Robin Paterson, D.V.M.
Cerbat Cliffs Animal Hospital
Congratulations on your new kitten! Now is the time to bring her to the vet for a check-up, deworming and, if she is the correct age, begin her vaccinations. What exactly will she be vaccinated against? The answer depends on several factors. What to vaccinate for, and how often to booster has been a topic that has been studied intently over the last two decades. Today’s veterinarians are trained with the most updated annual information to plan a vaccination protocol that is tailored to your cat (or dog, or horse.) Let’s answer some common questions about vaccines.
What are vaccinations and why are they necessary?
The immune system has specialized cells, molecules and proteins to fight off infection from bacteria, viruses and fungi. Kittens receive some maternal antibody from their mother’s milk (colostrum) within the first few hours of life. This antibody does not last forever, though. By the time a kitten reaches about 6 weeks of age, the strength of this antibody has started to wane. This is why vaccinations are started at six to eight weeks of age.
Vaccinations are lab-engineered particles of certain bacteria or viruses that are mixed with a carrier solution (adjuvant) which can be inoculated into the animal. The bacteria or viral particles that are introduced are modified so the animal should not contract the disease when it is being vaccinated. However the immune system will form a very small response to the vaccine and make memory cells so that when the animal encounters the bacteria or virus later on in her life, it is recognized and the immune system is able to fight off infection.
Which vaccinations should my kitten/cat receive?
Vaccines are divided into core vs. non-core vaccines. Core vaccines are strongly recommended, and in the case of rabies, may be required by the town or county in which you live. Core vaccines are those which are for the most common diseases and pose the greatest risk to your kitty. Non-core vaccines are for diseases that are less likely to cause disease and/or that your kitty is much less likely to be exposed to.

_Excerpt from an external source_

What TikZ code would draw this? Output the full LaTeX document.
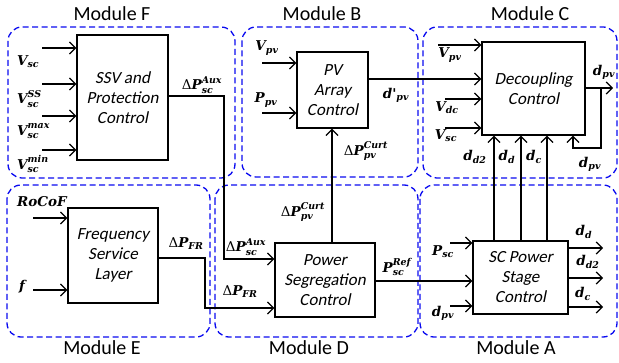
\documentclass[tikz,border=0pt]{standalone}
\usepackage{amsmath}
\usepackage{fontspec}
\setmainfont{Carlito}
\newfontfamily\boxf{Carlito}[FakeSlant=0.2]
\newfontfamily\labf{DejaVu Serif}
\usetikzlibrary{arrows.meta}
\newcommand\lv[1]{\text{\labf\bfseries\itshape #1}}
\newcommand\dl{\text{\labf Δ}}
\begin{document}
\begin{tikzpicture}[x=1pt,y=-1pt,
  module/.style={draw={rgb,255:red,10;green,10;blue,240}, dash pattern=on 6pt off 3.5pt, rounded corners=14pt, line width=1.3pt},
  blk/.style={draw, line width=1.4pt, fill=white, align=center, font=\boxf\fontsize{17}{20}\selectfont, inner sep=0pt},
  con/.style={line width=1.2pt},
  arr/.style={con, -{Straight Barb[length=6pt,width=12pt]}},
  lbl/.style={font=\fontsize{13.5}{15}\selectfont, inner sep=0pt},
  mlbl/.style={font=\fontsize{20}{24}\selectfont, inner sep=0pt}]
\useasboundingbox (0,0) rectangle (619,363);

% modules
\draw[module] (8,27) rectangle (235,178);
\draw[module] (242,27) rectangle (418,177);
\draw[module] (423,27) rectangle (617,178);
\draw[module] (7,185) rectangle (210,337);
\draw[module] (215,185) rectangle (418,337);
\draw[module] (420,185) rectangle (617,337);
\node[mlbl] (mF) at (112,14) {Module F};
\node[mlbl] (mB) at (322,14) {Module B};
\node[mlbl] (mC) at (530,14) {Module C};
\node[mlbl] (mE) at (102,348) {Module E};
\node[mlbl] (mD) at (309,348) {Module D};
\node[mlbl] (mA) at (516,348) {Module A};

% blocks
\node[blk, minimum width=91pt, minimum height=125pt] (ssv) at (122.5,97.5) {SSV and\\Protection\\Control};
\node[blk, minimum width=71pt, minimum height=76pt] (pv) at (332.5,90) {PV\\Array\\Control};
\node[blk, minimum width=103pt, minimum height=93pt] (dec) at (533.5,88.5) {Decoupling\\Control};
\node[blk, minimum width=90pt, minimum height=95pt] (fsl) at (113,255.5) {Frequency\\Service\\Layer};
\node[blk, minimum width=100pt, minimum height=74pt] (psc) at (325,280) {Power\\Segregation\\Control};
\node[blk, minimum width=95pt, minimum height=73pt] (scp) at (520.5,277.5) {SC Power\\Stage\\Control};

% Module F inputs
\coordinate (f1) at (42,48);
\coordinate (f2) at (42,84);
\coordinate (f3) at (42,116);
\coordinate (f4) at (42,150);
\foreach \c in {f1,f2,f3,f4} \draw[arr] (\c) -- (\c -| ssv.west);
\node[lbl, anchor=west] (lf1) at (17,62) {$\lv{V}_{\lv{sc}}$};
\node[lbl, anchor=west] (lf2) at (17,99) {$\lv{V}_{\lv{sc}}^{\lv{SS}}$};
\node[lbl, anchor=west] (lf3) at (17,131) {$\lv{V}_{\lv{sc}}^{\lv{max}}$};
\node[lbl, anchor=west] (lf4) at (17,164) {$\lv{V}_{\lv{sc}}^{\lv{min}}$};

% SSV output to PSC
\coordinate (s1) at (224,96);
\coordinate (s2) at (224,259);
\draw[arr] (ssv.east |- s1) -- (s1) -- (s2) -- (s2 -| psc.west);
\node[lbl] (ls1) at (202,85) {$\dl\lv{P}_{\lv{sc}}^{\lv{Aux}}$};
\node[lbl] (ls2) at (246,247) {$\dl\lv{P}_{\lv{sc}}^{\lv{Aux}}$};

% Module B inputs
\coordinate (b1) at (262,63);
\coordinate (b2) at (262,113);
\draw[arr] (b1) -- (b1 -| pv.west);
\draw[arr] (b2) -- (b2 -| pv.west);
\node[lbl] (lb1) at (267,48) {$\lv{V}_{\lv{pv}}$};
\node[lbl] (lb2) at (266,100) {$\lv{P}_{\lv{pv}}$};

% PV out to decoupling
\coordinate (p1) at (368,79);
\draw[arr] (p1) -- (p1 -| dec.west);
\node[lbl] (lp1) at (396,95) {$\lv{d'}_{\lv{pv}}$};

% PSC to PV
\draw[arr] (psc.north -| 332,0) -- (pv.south -| 332,0);
\node[lbl] (lc1) at (366,151) {$\dl\lv{P}_{\lv{pv}}^{\lv{Curt}}$};
\node[lbl] (lc2) at (303,212) {$\dl\lv{P}_{\lv{pv}}^{\lv{Curt}}$};

% Module C inputs
\coordinate (c1) at (438,45);
\coordinate (c2) at (445,99);
\coordinate (c3) at (445,128);
\foreach \c in {c1,c2,c3} \draw[arr] (\c) -- (\c -| dec.west);
\node[lbl] (lc3) at (450,55) {$\lv{V}_{\lv{pv}}$};
\node[lbl] (lc4) at (447,108) {$\lv{V}_{\lv{dc}}$};
\node[lbl] (lc5) at (446,136) {$\lv{V}_{\lv{sc}}$};

% decoupling output and feedback
\coordinate (o1) at (585,88);
\coordinate (o2) at (613,88);
\coordinate (o3) at (601,88);
\coordinate (o4) at (601,148);
\coordinate (o5) at (573,148);
\draw[arr] (o1) -- (o2);
\draw[arr] (o3) -- (o4) -- (o5) -- (o5 |- dec.south);
\node[lbl] (lo1) at (604,72) {$\lv{d}_{\lv{pv}}$};
\node[lbl] (lo2) at (590,164) {$\lv{d}_{\lv{pv}}$};

% SC to decoupling
\foreach \x in {494,521,547} \draw[arr] (scp.north -| \x,0) -- (dec.south -| \x,0);
\node[lbl] (ld1) at (475,157) {$\lv{d}_{\lv{d2}}$};
\node[lbl] (ld2) at (507,157) {$\lv{d}_{\lv{d}}$};
\node[lbl] (ld3) at (534,157) {$\lv{d}_{\lv{c}}$};

% Module E
\coordinate (e1) at (33,218);
\coordinate (e2) at (33,290);
\draw[arr] (e1) -- (e1 -| fsl.west);
\draw[arr] (e2) -- (e2 -| fsl.west);
\node[lbl] (le1) at (42,202) {$\lv{RoCoF}$};
\node[lbl] (le2) at (22,287) {$\lv{f}$};

% FSL out to PSC
\coordinate (r1) at (205,258);
\coordinate (r2) at (205,308);
\draw[arr] (fsl.east |- r1) -- (r1) -- (r2) -- (r2 -| psc.west);
\node[lbl] (lr1) at (186,244) {$\dl\lv{P}_{\lv{FR}}$};
\node[lbl] (lr2) at (240,292) {$\dl\lv{P}_{\lv{FR}}$};

% PSC to SC
\coordinate (q1) at (375,281);
\draw[arr] (q1) -- (q1 -| scp.west);
\node[lbl] (lq1) at (397,267) {$\lv{P}_{\lv{sc}}^{\lv{Ref}}$};

% Module A inputs
\coordinate (a1) at (450,243);
\coordinate (a2) at (450,306);
\draw[arr] (a1) -- (a1 -| scp.west);
\draw[arr] (a2) -- (a2 -| scp.west);
\node[lbl] (la1) at (443,252) {$\lv{P}_{\lv{sc}}$};
\node[lbl] (la2) at (443,313) {$\lv{d}_{\lv{pv}}$};

% SC outputs
\coordinate (z1) at (603,248);
\coordinate (z2) at (603,278);
\coordinate (z3) at (603,307);
\foreach \c in {z1,z2,z3} \draw[arr] (\c -| scp.east) -- (\c);
\node[lbl] (lz1) at (584,232) {$\lv{d}_{\lv{d}}$};
\node[lbl] (lz2) at (588,262) {$\lv{d}_{\lv{d2}}$};
\node[lbl] (lz3) at (583,294) {$\lv{d}_{\lv{c}}$};
\end{tikzpicture}
\end{document}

FVRCP is the first core vaccine your kitten will receive. If begun at 6-8 weeks old, she will receive a series of 3 FVCRP vaccines, at 3 week intervals, and then yearly boosters. If kitty is indoors only, and has a lower risk level, your veterinarian may administer this booster every three years.
FVRCP stands Feline Viral Rhinotracheitis (herpesvirus), Calicivirus, Panleukopenia (Distemper). Herpesvirus and calicivirus are responsible for up to 90% of feline upper respiratory disease in cats and once contracted, most cats do not entirely clear the infection. They become lifelong carriers so that disease may recur throughout their life and so that they may infect other cats. Panleukopenia, or distemper, is a serious viral disease and is usually fatal in cats. The virus, which is related to the parvovirus in dogs, is very hardy and difficult to clear in the environment.

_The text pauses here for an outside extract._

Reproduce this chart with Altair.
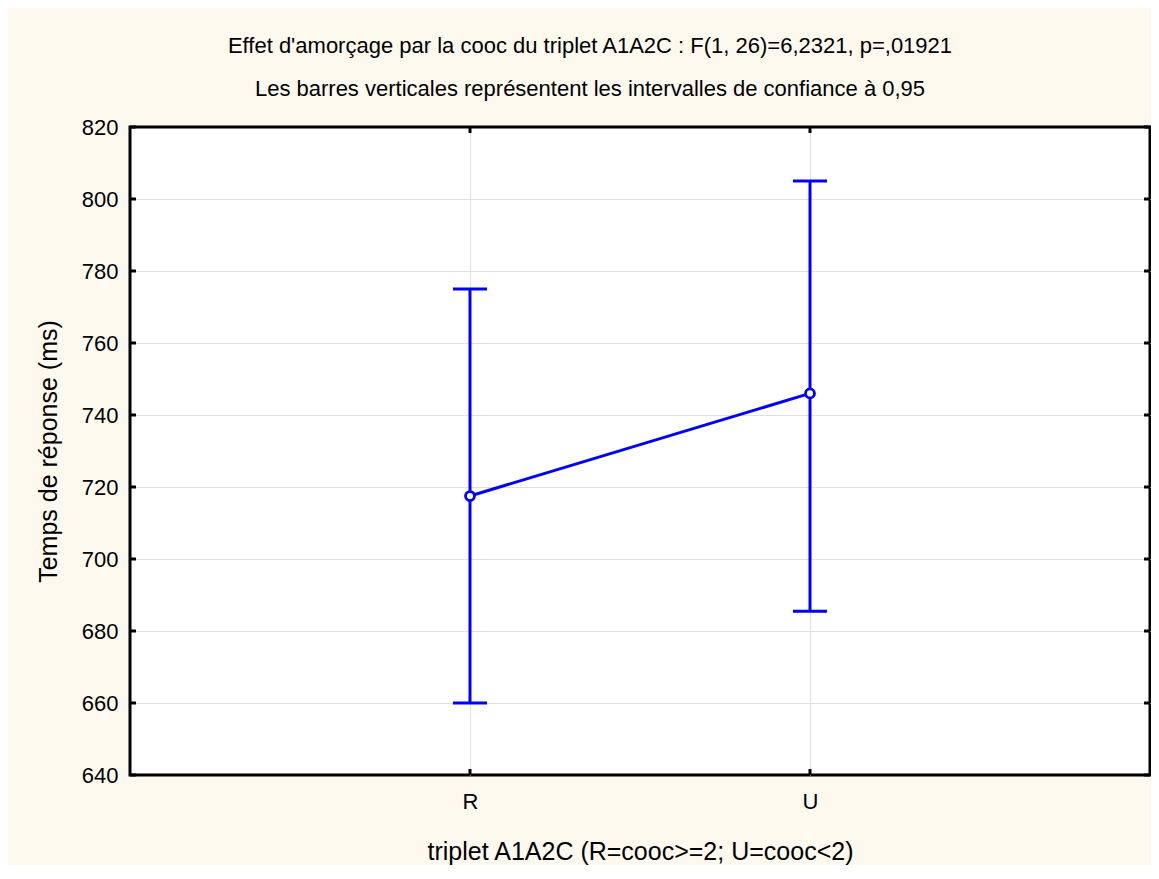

Rabiesvirus is a uniformly fatal viral infection that can be transmitted to other mammals, including humans. For this reason, it is strongly recommended, and in many cities, required, that all cats be vaccinated against rabies. Currently, in Kingman, AZ, rabies is not required, however, local veterinarians very strongly recommend it. Kittens are vaccinated once between 12-15 weeks of age, boostered at 1 year of age, then every three years thereafter. It is important to note that, in some states, rabies virus vaccine is boostered annually or every two years.

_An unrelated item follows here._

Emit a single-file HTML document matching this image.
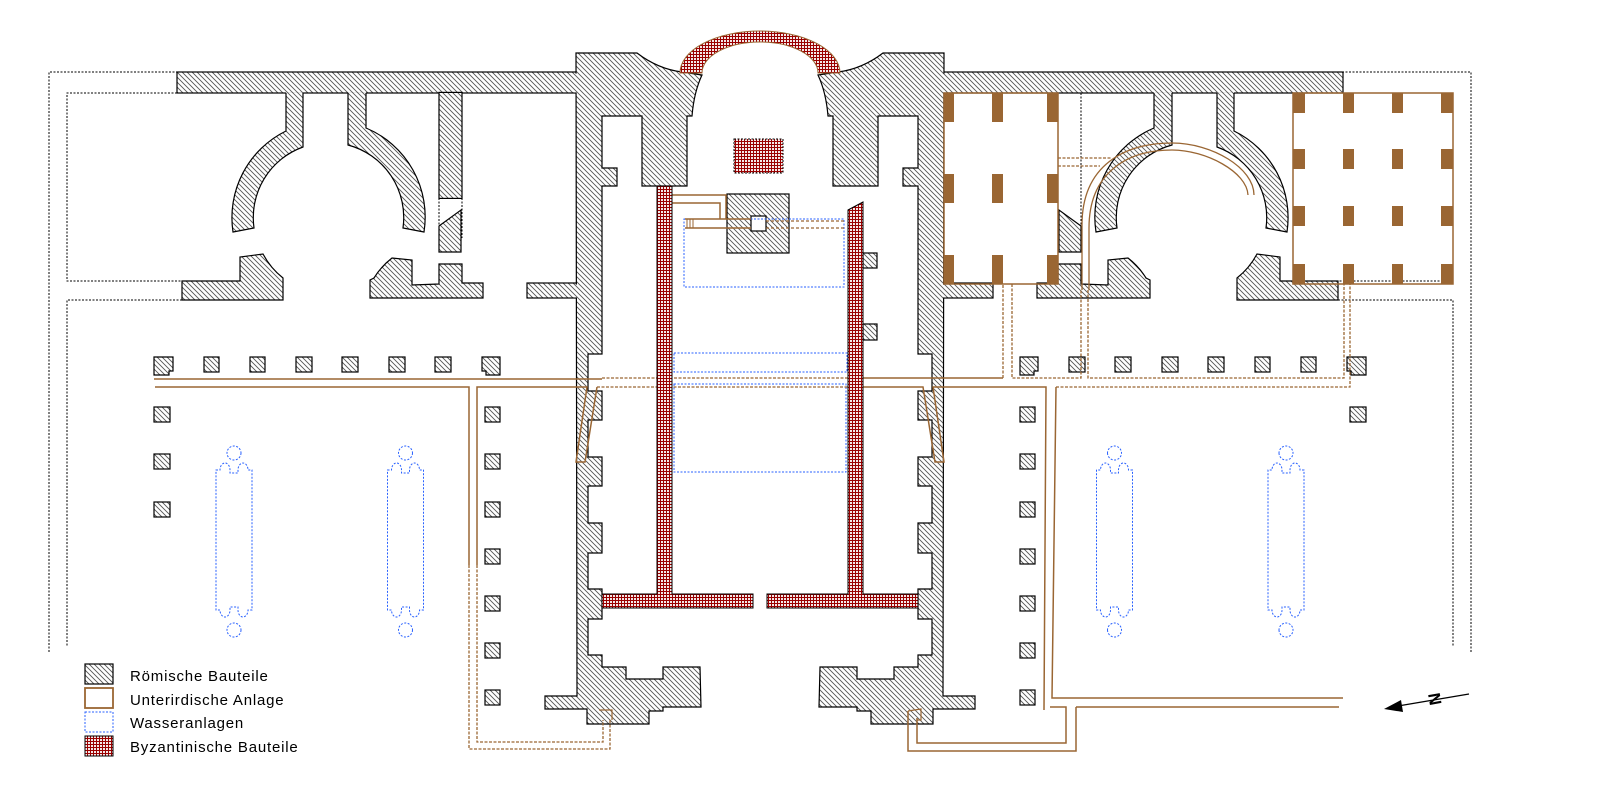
<!DOCTYPE html>
<html><head><meta charset="utf-8"><style>
html,body{margin:0;padding:0;background:#fff;}
svg{display:block;}
text{font-family:"Liberation Sans",Arial,sans-serif;}
</style></head><body>
<svg width="1618" height="794" viewBox="0 0 1618 794" xmlns="http://www.w3.org/2000/svg">
<defs>
<pattern id="h" width="5" height="5" patternUnits="userSpaceOnUse"><rect width="5" height="5" fill="#fff"/><path d="M-1,-1L6,6M-1,4L1,6M4,-1L6,1" stroke="#555" stroke-width="0.9"/></pattern>
<pattern id="hm" width="5" height="5" patternUnits="userSpaceOnUse"><rect width="5" height="5" fill="#fff"/><path d="M6,-1L-1,6M1,-1L-1,1M6,4L4,6" stroke="#555" stroke-width="0.9"/></pattern>
<pattern id="b" width="3" height="3" patternUnits="userSpaceOnUse"><rect width="3" height="3" fill="#f4e8e8"/><path d="M0,0.5H3M0.5,0V3" stroke="#9a0000" stroke-width="1"/></pattern>
<g id="basin" fill="none" stroke="#2a62ff" stroke-width="1" stroke-dasharray="2,1.5">
<path d="M-18,0H-14A5,7 0 0 1 -4,0V3H4V0A5,7 0 0 1 14,0H18V140H14A5,7 0 0 1 4,140V137H-4V140A5,7 0 0 1 -14,140H-18Z"/>
<circle cx="0" cy="-17" r="7"/><circle cx="0" cy="160" r="7"/>
</g>
<g id="wing" stroke="#000" stroke-width="1.2">
<g fill="none" stroke-dasharray="2,1.5" stroke-width="1">
<path d="M49,652V72H177"/>
<path d="M177,93H67V281H182"/>
<path d="M182,300H67V646"/>
</g>
<rect x="177" y="72" width="400" height="21"/>
<path stroke="none" d="M233,232A96.5,96.5 0 0 1 286,131L286,92.4L303,92.4L303,147A75,75 0 0 0 254,228Z"/>
<path fill="none" d="M303,93V147A75,75 0 0 0 254,228L233,232A96.5,96.5 0 0 1 286,131V93"/>
<path stroke="none" d="M348,92.4L366,92.4L366,128A96.5,96.5 0 0 1 424,232L403,228A75,75 0 0 0 348,145Z"/>
<path fill="none" d="M348,93V145A75,75 0 0 1 403,228L424,232A96.5,96.5 0 0 0 366,128V93"/>
<path d="M182,300V281H240V257L263,254A75,75 0 0 0 283,278V300Z"/>
<path d="M370,298V280L374,278A75,75 0 0 1 392,258L412,260V285L439,284V264H462V283H483V298Z"/>
<rect x="527" y="283" width="50" height="15"/>
<path d="M439,226L461,210V252H439Z"/>
<g>
<path d="M154,357H173V371H169V375H154Z"/>
<rect x="204" y="357" width="15" height="15"/>
<rect x="250" y="357" width="15" height="15"/>
<rect x="296" y="357" width="16" height="15"/>
<rect x="342" y="357" width="16" height="15"/>
<rect x="389" y="357" width="16" height="15"/>
<rect x="435" y="357" width="16" height="15"/>
<path d="M482,357H500V375H486V371H482Z"/>
<rect x="154" y="407" width="16" height="15"/>
<rect x="485" y="407" width="15" height="15"/>
<rect x="485" y="454" width="15" height="15"/>
<rect x="485" y="502" width="15" height="15"/>
<rect x="485" y="549" width="15" height="15"/>
<rect x="485" y="596" width="15" height="15"/>
<rect x="485" y="643" width="15" height="15"/>
<rect x="485" y="690" width="15" height="15"/>
</g>
<use href="#basin" x="234" y="470"/>
<use href="#basin" x="405.5" y="470"/>
</g>
<path id="half" stroke="#000" stroke-width="1.2" d="M576,53L637,53Q658,69 682,72L702,75Q694,92 692,116L687,116L687,186L642,186L642,116L602,116L602,168L617,168L617,186L602,186L602,354L588,354L588,391L602,391L602,420L588,420L588,457L602,457L602,486L588,486L588,523L602,523L602,553L588,553L588,589L602,589L602,619L588,619L588,655L602,655L602,667L626,667L626,679L663,679L663,667L700,667L701,707L663,707L663,711L649,711L649,724L587,724L587,709L545,709L545,696L577,696Z"/>
</defs>

<use href="#wing" fill="url(#h)"/>
<g transform="matrix(-1,0,0,1,1520,0)"><use href="#wing" fill="url(#hm)"/></g>
<rect x="439" y="92.4" width="23" height="106" fill="url(#h)" stroke="#000" stroke-width="1.2"/>
<path d="M439,198V238M462,198V238" stroke="#000" stroke-dasharray="2,1.5" fill="none"/>
<rect x="154" y="454" width="16" height="15" fill="url(#h)" stroke="#000" stroke-width="1.2"/>
<rect x="154" y="502" width="16" height="15" fill="url(#h)" stroke="#000" stroke-width="1.2"/>
<path d="M1081,93V252" stroke="#000" stroke-dasharray="2,1.5" fill="none"/>

<use href="#half" fill="url(#h)"/>
<g transform="matrix(-1,0,0,1,1520,0)"><use href="#half" fill="url(#hm)"/></g>
<rect x="574" y="73.6" width="6" height="18.8" fill="url(#h)"/>
<rect x="574" y="284.6" width="6" height="12.8" fill="url(#h)"/>
<rect x="940" y="73.6" width="6" height="18.8" fill="url(#h)"/>
<rect x="940" y="284.6" width="6" height="12.8" fill="url(#h)"/>

<path d="M680,73A80,42 0 0 1 840,73L818,73A58,31 0 0 0 702,73Z" fill="url(#b)" stroke="#9a6633" stroke-width="1"/>
<rect x="734" y="139" width="49" height="34" fill="url(#b)" stroke="#000" stroke-dasharray="2,1.5"/>

<rect x="727" y="194" width="62" height="59" fill="url(#h)" stroke="#000" stroke-width="1.2"/>
<rect x="751" y="216" width="15" height="15" fill="#fff" stroke="#000" stroke-width="1.2"/>
<rect x="684" y="219" width="160" height="68" fill="none" stroke="#2a62ff" stroke-dasharray="2,1.5"/>
<rect x="674" y="353" width="173" height="19" fill="none" stroke="#2a62ff" stroke-dasharray="2,1.5"/>
<rect x="674" y="384" width="172" height="88" fill="none" stroke="#2a62ff" stroke-dasharray="2,1.5"/>
<rect x="863" y="253" width="14" height="15" fill="url(#h)" stroke="#000" stroke-width="1.2"/>
<rect x="863" y="324" width="14" height="16" fill="url(#h)" stroke="#000" stroke-width="1.2"/>

<g fill="none" stroke="#9a6633" stroke-width="1.5">
<path d="M672,195H726V219M672,203H720V219M685,219H751M685,228H751"/>
<path d="M687,219V228M690,219V228M693,219V228" stroke-width="1"/>
<path d="M766,221H845M766,228H845" stroke-dasharray="3,2" stroke-width="1.2"/>
<path d="M154,379H602M155,387H469V565M477,565V387H587L576,462H585L597,387"/>
<path d="M862,378H1003M862,387H923L935,462H944L933,387H1046L1044,710M1056,387L1052,698H1343"/>
<path d="M1050,707H1066V743H917V718M1076,707H1339M1076,707V751H908V711"/>
<path d="M908,711L921,709V720L917,720" stroke-width="1.2"/>
<path d="M599,710H612V720" stroke-width="1.2"/>
<g stroke-dasharray="3,1.5" stroke-width="1.3">
<path d="M602,378H848M597,387H848"/>
<path d="M469,565V749H610V720M477,565V742H603V720"/>
<path d="M1003,378V284M1012,284V378H1081V290M1088,290V378H1344V284M1056,387H1350V284"/>
<path d="M1058,158H1112M1058,166H1100"/>
</g>
<path d="M1082,290V225C1082,165 1125,143 1172,143C1212,143 1254,168 1254,195M1089,290V228C1089,172 1128,150 1172,150C1206,150 1247,172 1248,195" stroke-width="1.3"/>
</g>

<g fill="url(#b)" stroke="#000" stroke-width="1">
<path d="M657,186H672V594H753V608H602V594H657Z"/>
<path d="M848,210L863,202V594H918V608H767V594H848Z"/>
</g>

<g fill="none" stroke="#9a6633" stroke-width="1.5">
<rect x="944" y="93" width="114" height="191"/>
<rect x="1293" y="93" width="160" height="191"/>
</g>
<g fill="#9a6633">
<rect x="944" y="93" width="10" height="29"/><rect x="992" y="93" width="11" height="29"/><rect x="1047" y="93" width="11" height="29"/>
<rect x="944" y="174" width="10" height="29"/><rect x="992" y="174" width="11" height="29"/><rect x="1047" y="174" width="11" height="29"/>
<rect x="944" y="255" width="10" height="29"/><rect x="992" y="255" width="11" height="29"/><rect x="1047" y="255" width="11" height="29"/>
<rect x="1293" y="93" width="12" height="20"/><rect x="1343" y="93" width="11" height="20"/><rect x="1392" y="93" width="11" height="20"/><rect x="1441" y="93" width="12" height="20"/>
<rect x="1293" y="149" width="12" height="20"/><rect x="1343" y="149" width="11" height="20"/><rect x="1392" y="149" width="11" height="20"/><rect x="1441" y="149" width="12" height="20"/>
<rect x="1293" y="206" width="12" height="20"/><rect x="1343" y="206" width="11" height="20"/><rect x="1392" y="206" width="11" height="20"/><rect x="1441" y="206" width="12" height="20"/>
<rect x="1293" y="264" width="12" height="20"/><rect x="1343" y="264" width="11" height="20"/><rect x="1392" y="264" width="11" height="20"/><rect x="1441" y="264" width="12" height="20"/>
</g>

<line x1="1469" y1="694" x2="1398" y2="706" stroke="#000" stroke-width="1.2"/>
<polygon points="1384,709 1401,700 1403,712" fill="#000"/>
<text x="0" y="0" font-size="17" font-weight="bold" transform="translate(1428,694) rotate(80)">N</text>

<rect x="85" y="664" width="28" height="20" fill="url(#h)" stroke="#000" stroke-width="1.2"/>
<rect x="85" y="688" width="28" height="20" fill="#fff" stroke="#9a6633" stroke-width="1.8"/>
<rect x="85" y="712" width="28" height="20" fill="#fff" stroke="#2a62ff" stroke-dasharray="2,1.5"/>
<rect x="85" y="736" width="28" height="20" fill="url(#b)" stroke="#000" stroke-width="1"/>
<g font-size="15" letter-spacing="0.8" fill="#000">
<text x="130" y="681">Römische Bauteile</text>
<text x="130" y="705">Unterirdische Anlage</text>
<text x="130" y="728">Wasseranlagen</text>
<text x="130" y="752">Byzantinische Bauteile</text>
</g>
</svg>
</body></html>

FeLV, or Feline Leukemia virus is a considered the leading viral killer of cats. It is most often spread through cat bite wounds, therefore outdoor cats, indoor/outdoor cats or cats that are exposed to these individuals should be vaccinated. However, it can also be spread through casual contact/bodily fluids, and can pass from mother cats to their kittens, so it is ideal to test any new cat before introducing him or her to the household. A fast and accurate blood test is available at your veterinarian’s office. Vaccines are given initially in a series of two, administered 3 weeks apart anytime after 12 weeks of age, and boostered annually.
Feline Bordetella bronchiseptica is really an upper respiratory disease caused by multiple bacterial strains. This vaccine is recommended for cats that are frequently exposed to other cats i.e boarding, grooming, have been in a shelter or cattery, or live in multi-cat households.
FIP (feline infectious peritonitis), chlamydia, ringworm, giardia are all infectious agents that have available vaccinations, however, their use is reserved for very specialized situations and, in some cases, may be controversial. Your veterinarian can help determine if these vaccines would be applicable to your cat.
How will I know which vaccines are appropriate and how often they should be given?
Your veterinarian can help you plan the best protocol for your kitty. Once kitten vaccinations are completed, it is ideal to have a check-up done every 6-12 months to assess overall health and talk about any changes in your cat’s lifestyle. Your veterinarian will make recommendations for your cat’s wellness plan based on this information and her physical examination findings, and will always be available to answer any questions you may have.